» PROBLEM DESCRIPTION:
Write out the data below exactly as given, without any of its pictures.

» DATA BLOCK:
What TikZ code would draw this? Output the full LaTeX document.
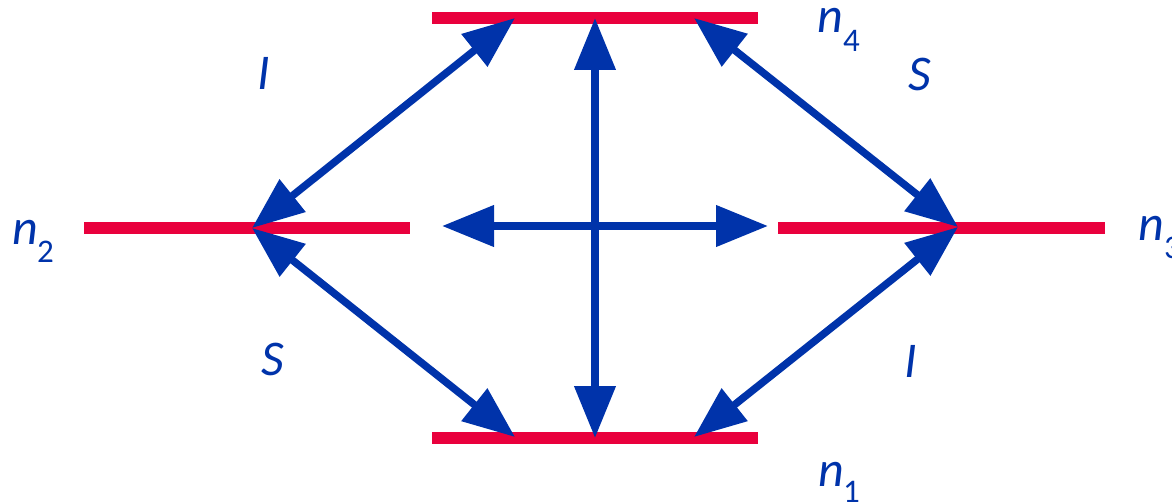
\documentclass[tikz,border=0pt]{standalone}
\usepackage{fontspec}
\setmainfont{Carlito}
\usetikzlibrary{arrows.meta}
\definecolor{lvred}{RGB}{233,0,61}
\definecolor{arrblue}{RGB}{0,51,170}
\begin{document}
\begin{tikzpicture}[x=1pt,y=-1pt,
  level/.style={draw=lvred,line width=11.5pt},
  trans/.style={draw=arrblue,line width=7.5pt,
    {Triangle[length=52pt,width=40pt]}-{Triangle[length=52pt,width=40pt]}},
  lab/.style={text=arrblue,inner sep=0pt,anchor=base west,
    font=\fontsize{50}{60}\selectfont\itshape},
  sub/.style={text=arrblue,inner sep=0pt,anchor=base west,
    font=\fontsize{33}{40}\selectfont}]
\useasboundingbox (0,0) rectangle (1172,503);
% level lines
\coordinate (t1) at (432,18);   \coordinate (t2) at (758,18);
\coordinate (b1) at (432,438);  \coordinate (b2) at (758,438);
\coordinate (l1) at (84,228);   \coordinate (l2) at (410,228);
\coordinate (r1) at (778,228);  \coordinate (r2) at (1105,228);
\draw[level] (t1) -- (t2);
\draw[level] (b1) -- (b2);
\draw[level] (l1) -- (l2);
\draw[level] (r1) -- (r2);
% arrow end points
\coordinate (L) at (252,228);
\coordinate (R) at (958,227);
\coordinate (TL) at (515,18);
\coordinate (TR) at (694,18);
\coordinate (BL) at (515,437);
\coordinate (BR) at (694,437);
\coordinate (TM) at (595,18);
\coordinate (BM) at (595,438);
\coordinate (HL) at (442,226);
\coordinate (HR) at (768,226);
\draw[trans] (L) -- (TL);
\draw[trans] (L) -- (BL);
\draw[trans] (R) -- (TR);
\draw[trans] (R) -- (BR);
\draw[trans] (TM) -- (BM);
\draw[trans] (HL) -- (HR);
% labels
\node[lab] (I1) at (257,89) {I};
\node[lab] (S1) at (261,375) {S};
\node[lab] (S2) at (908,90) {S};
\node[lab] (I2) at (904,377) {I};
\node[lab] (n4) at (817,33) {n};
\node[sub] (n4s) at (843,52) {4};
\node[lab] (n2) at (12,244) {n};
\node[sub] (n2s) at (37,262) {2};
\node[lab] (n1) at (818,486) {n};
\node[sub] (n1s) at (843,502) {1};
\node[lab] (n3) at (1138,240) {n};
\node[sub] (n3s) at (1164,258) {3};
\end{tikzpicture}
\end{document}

» SOLUTION FOR THIS PROBLEM:
What TikZ code would draw this? Output the full LaTeX document.
\documentclass[tikz,border=0pt]{standalone}
\usepackage{fontspec}
\setmainfont{Carlito}
\usetikzlibrary{arrows.meta}
\definecolor{lvred}{RGB}{233,0,61}
\definecolor{arrblue}{RGB}{0,51,170}
\begin{document}
\begin{tikzpicture}[x=1pt,y=-1pt,
  level/.style={draw=lvred,line width=11.5pt},
  trans/.style={draw=arrblue,line width=7.5pt,
    {Triangle[length=52pt,width=40pt]}-{Triangle[length=52pt,width=40pt]}},
  lab/.style={text=arrblue,inner sep=0pt,anchor=base west,
    font=\fontsize{50}{60}\selectfont\itshape},
  sub/.style={text=arrblue,inner sep=0pt,anchor=base west,
    font=\fontsize{33}{40}\selectfont}]
\useasboundingbox (0,0) rectangle (1172,503);
% level lines
\coordinate (t1) at (432,18);   \coordinate (t2) at (758,18);
\coordinate (b1) at (432,438);  \coordinate (b2) at (758,438);
\coordinate (l1) at (84,228);   \coordinate (l2) at (410,228);
\coordinate (r1) at (778,228);  \coordinate (r2) at (1105,228);
\draw[level] (t1) -- (t2);
\draw[level] (b1) -- (b2);
\draw[level] (l1) -- (l2);
\draw[level] (r1) -- (r2);
% arrow end points
\coordinate (L) at (252,228);
\coordinate (R) at (958,227);
\coordinate (TL) at (515,18);
\coordinate (TR) at (694,18);
\coordinate (BL) at (515,437);
\coordinate (BR) at (694,437);
\coordinate (TM) at (595,18);
\coordinate (BM) at (595,438);
\coordinate (HL) at (442,226);
\coordinate (HR) at (768,226);
\draw[trans] (L) -- (TL);
\draw[trans] (L) -- (BL);
\draw[trans] (R) -- (TR);
\draw[trans] (R) -- (BR);
\draw[trans] (TM) -- (BM);
\draw[trans] (HL) -- (HR);
% labels
\node[lab] (I1) at (257,89) {I};
\node[lab] (S1) at (261,375) {S};
\node[lab] (S2) at (908,90) {S};
\node[lab] (I2) at (904,377) {I};
\node[lab] (n4) at (817,33) {n};
\node[sub] (n4s) at (843,52) {4};
\node[lab] (n2) at (12,244) {n};
\node[sub] (n2s) at (37,262) {2};
\node[lab] (n1) at (818,486) {n};
\node[sub] (n1s) at (843,502) {1};
\node[lab] (n3) at (1138,240) {n};
\node[sub] (n3s) at (1164,258) {3};
\end{tikzpicture}
\end{document}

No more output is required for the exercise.